Krah hat darüber bereits mit Verbündeten geredet, ihm schwebt die Neubildung einer Fraktion mit anderen Parteien im Parlament vor. „Hooligan-Fraktion“ nennt er das Konzept angeblich in aller Deutlichkeit. „Resterampe“ nennen es die Kritiker in der Partei. Denn die Größe der Fraktion sei entscheidend im EU-Parlament. Die „Resterampe“ bedeute Fundamentalopposition, de facto den Verlust jeder Gestaltungsmacht im EU-Parlament, das Verschwinden im Abseits, klagen sie.
Es formiert sich Widerstand
Doch inzwischen formiert sich Gegenwehr unter den künftigen AfD-Abgeordneten in Brüssel. Krah ist vielen zu weit gegangen, man will sich von ihm nicht als eine der mitgliederstärksten Delegationen im rechten Spektrum des EU-Parlaments in die Bedeutungslosigkeit verbannen lassen.

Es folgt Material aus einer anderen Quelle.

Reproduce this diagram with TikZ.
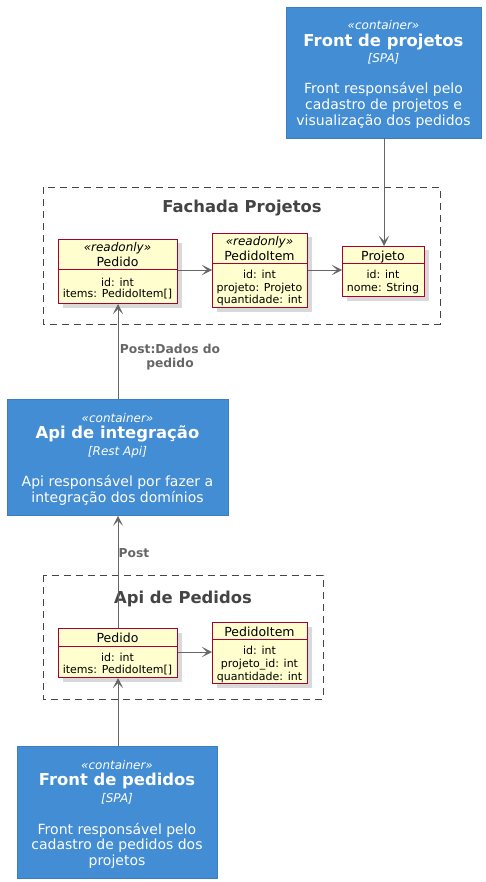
\documentclass[tikz,border=0pt]{standalone}
\usepackage{fontspec}
\setmainfont{DejaVu Sans}
\usetikzlibrary{arrows.meta,shadows}
\definecolor{cfill}{HTML}{438DD5}
\definecolor{cborder}{HTML}{3C7FC0}
\definecolor{clsfill}{HTML}{FEFECE}
\definecolor{clsborder}{HTML}{A80036}
\definecolor{framecol}{HTML}{444444}
\definecolor{arrcol}{HTML}{666666}
\tikzset{
  container/.style={draw=cborder, fill=cfill, line width=0.8pt, inner sep=0pt, anchor=north west},
  clsbox/.style={draw=clsborder, fill=clsfill, line width=1pt, inner sep=0pt, anchor=north west,
     drop shadow={shadow xshift=4pt, shadow yshift=-4pt, opacity=0.25, fill=black!60}},
  frame/.style={draw=framecol, dash pattern=on 7pt off 5pt, line width=0.8pt},
  txt/.style={inner sep=0pt, text height=7.5pt, text depth=2.5pt, anchor=center, yshift=-3.5pt},
  stereo/.style={txt, font=\fontsize{12}{14}\selectfont\itshape, text=white},
  ctitle/.style={txt, font=\fontsize{16.4}{19}\selectfont\bfseries, text=white},
  ctech/.style={txt, font=\fontsize{12}{14}\selectfont\itshape, text=white},
  cdesc/.style={txt, font=\fontsize{14}{16}\selectfont, text=white},
  ftitle/.style={txt, font=\fontsize{16.4}{19}\selectfont\bfseries, text=framecol},
  clsstereo/.style={txt, font=\fontsize{12}{14}\selectfont\itshape},
  clsname/.style={txt, font=\fontsize{12.5}{15}\selectfont},
  field/.style={txt, font=\fontsize{11}{13}\selectfont},
  rel/.style={draw=arrcol, line width=0.9pt, -{Stealth[length=10pt,width=10pt,inset=5pt]}},
  rellabel/.style={txt, font=\fontsize{12.3}{14}\selectfont\bfseries, text=arrcol},
  sep/.style={draw=clsborder, line width=1pt}
}
\begin{document}
\begin{tikzpicture}[x=1pt,y=-1pt]
\useasboundingbox (0,0) rectangle (485,882);

% Front de projetos
\node[container, minimum width=195pt, minimum height=131pt] (fp) at (286,7) {};
\node[stereo] (fp1) at (383.5,24) {«container»};
\node[ctitle] (fp2) at (383.5,41) {Front de projetos};
\node[ctech] (fp3) at (383.5,57) {[SPA]};
\node[cdesc] (fp4) at (383.5,88) {Front responsável pelo};
\node[cdesc] (fp5) at (383.5,104) {cadastro de projetos e};
\node[cdesc] (fp6) at (383.5,120) {visualização dos pedidos};

% Fachada Projetos frame
\draw[frame] (43,187) rectangle (440,324);
\node[ftitle] (fachada) at (242,207) {Fachada Projetos};

% Pedido (fachada)
\node[clsbox, minimum width=119pt, minimum height=64pt] (p1) at (58,239) {};
\draw[sep] (58,270) -- (177,270);
\node[clsstereo] at (117.5,246) {«readonly»};
\node[clsname] at (117.5,261) {Pedido};
\node[field] at (117.5,280) {id: int};
\node[field] at (117.5,292) {items: PedidoItem[]};

% PedidoItem (fachada)
\node[clsbox, minimum width=95pt, minimum height=74pt] (pi1) at (212,233) {};
\draw[sep] (212,264) -- (307,264);
\node[clsstereo] at (259.5,240) {«readonly»};
\node[clsname] at (259.5,255) {PedidoItem};
\node[field] at (259.5,273) {id: int};
\node[field] at (259.5,285) {projeto: Projeto};
\node[field] at (259.5,297) {quantidade: int};

% Projeto
\node[clsbox, minimum width=82pt, minimum height=50pt] (proj) at (342,246) {};
\draw[sep] (342,264) -- (424,264);
\node[clsname] at (383,254.5) {Projeto};
\node[field] at (383,272.5) {id: int};
\node[field] at (383,285) {nome: String};

% Api de integração
\node[container, minimum width=221pt, minimum height=116pt] (api) at (7,399) {};
\node[stereo] at (117.5,416) {«container»};
\node[ctitle] at (117.5,432) {Api de integração};
\node[ctech] at (117.5,449) {[Rest Api]};
\node[cdesc] at (117.5,480) {Api responsável por fazer a};
\node[cdesc] at (117.5,496) {integração dos domínios};

% Api de Pedidos frame
\draw[frame] (43,575) rectangle (323,699);
\node[ftitle] (apiped) at (183,597) {Api de Pedidos};

% Pedido (api de pedidos)
\node[clsbox, minimum width=119pt, minimum height=49pt] (p2) at (58,628) {};
\draw[sep] (58,646) -- (177,646);
\node[clsname] at (117.5,636) {Pedido};
\node[field] at (117.5,655) {id: int};
\node[field] at (117.5,667) {items: PedidoItem[]};

% PedidoItem (api de pedidos)
\node[clsbox, minimum width=95pt, minimum height=61pt] (pi2) at (212,622) {};
\draw[sep] (212,639) -- (307,639);
\node[clsname] at (259.5,630) {PedidoItem};
\node[field] at (259.5,648) {id: int};
\node[field] at (259.5,661) {projeto\_id: int};
\node[field] at (259.5,674) {quantidade: int};

% Front de pedidos
\node[container, minimum width=200pt, minimum height=132pt] (fped) at (17,746) {};
\node[stereo] at (117,763) {«container»};
\node[ctitle] at (117,779) {Front de pedidos};
\node[ctech] at (117,796) {[SPA]};
\node[cdesc] at (117,828) {Front responsável pelo};
\node[cdesc] at (117,843) {cadastro de pedidos dos};
\node[cdesc] at (117,859) {projetos};

% Relations
\coordinate (fpb) at (384,138);
\draw[rel] (fpb) -- (proj.north -| fpb);
\draw[rel] (p1.east |- 0,270) -- (pi1.west |- 0,270);
\draw[rel] (pi1.east |- 0,270) -- (proj.west |- 0,270);
\coordinate (apit) at (118,399);
\draw[rel] (apit) -- (p1.south -| apit);
\node[rellabel] at (170,347) {Post:Dados do};
\node[rellabel] at (170,361) {pedido};
\coordinate (p2t) at (118,628);
\draw[rel] (p2t) -- (api.south -| p2t);
\node[rellabel] at (134,551) {Post};
\draw[rel] (p2.east |- 0,652) -- (pi2.west |- 0,652);
\coordinate (fpedt) at (118,746);
\draw[rel] (fpedt) -- (p2.south -| fpedt);
\end{tikzpicture}
\end{document}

In aller Ernsthaftigkeit wird diskutiert, Krah nicht in die AfD-Delegation aufzunehmen und Le Pen so zu besänftigen, um zurück in die ID kehren zu können. Wie sicher die Mehrheiten unter den Abgeordneten in spe dafür aber sind, ist zurzeit noch unklar. Um Krahs Einfluss zu schmälern, mehr Kontrolle auszuüben, will man die Gründung der Delegation deswegen womöglich in Berlin vollziehen statt in Brüssel.
Der Plan: Krah soll geopfert werden, um die AfD in der ID zu retten.
Krah bliebe das Mandat im EU-Parlament, ein hohes Gehalt, seine Mitarbeiter. Doch dieser Schritt würde seinen Sturz in die Irrelevanz bedeuten. Krah selbst sieht aber angeblich Chancen, das noch zu verhindern: „Es gibt Gegenwind, aber auch sehr viel Unterstützung. Das ist wie immer nicht eindeutig“, behauptet er im Gespräch mit t-online am Montag.
Der Wahlkampf sei anders verlaufen, als erwartet, räumt er ein. „Die Intensität der Attacken hatten wir so nicht erwartet.“ Er zieht aber eine durchaus gemischte Bilanz: „Im Wahlkampf wurde über keine Partei so viel geredet wie über uns. Und die Mobilisierung der Jugend ist geschafft.“ Den Rest müsse das Wahlergebnis zeigen.
Sogar mancher Krah-Kritiker zweifelt daran, dass sein Ende schon besiegelt ist. Zu oft sei Krah schon tief gefallen und doch wiedergekehrt, zu oft habe er ein Sprichwort wahr gemacht: Totgesagte leben länger.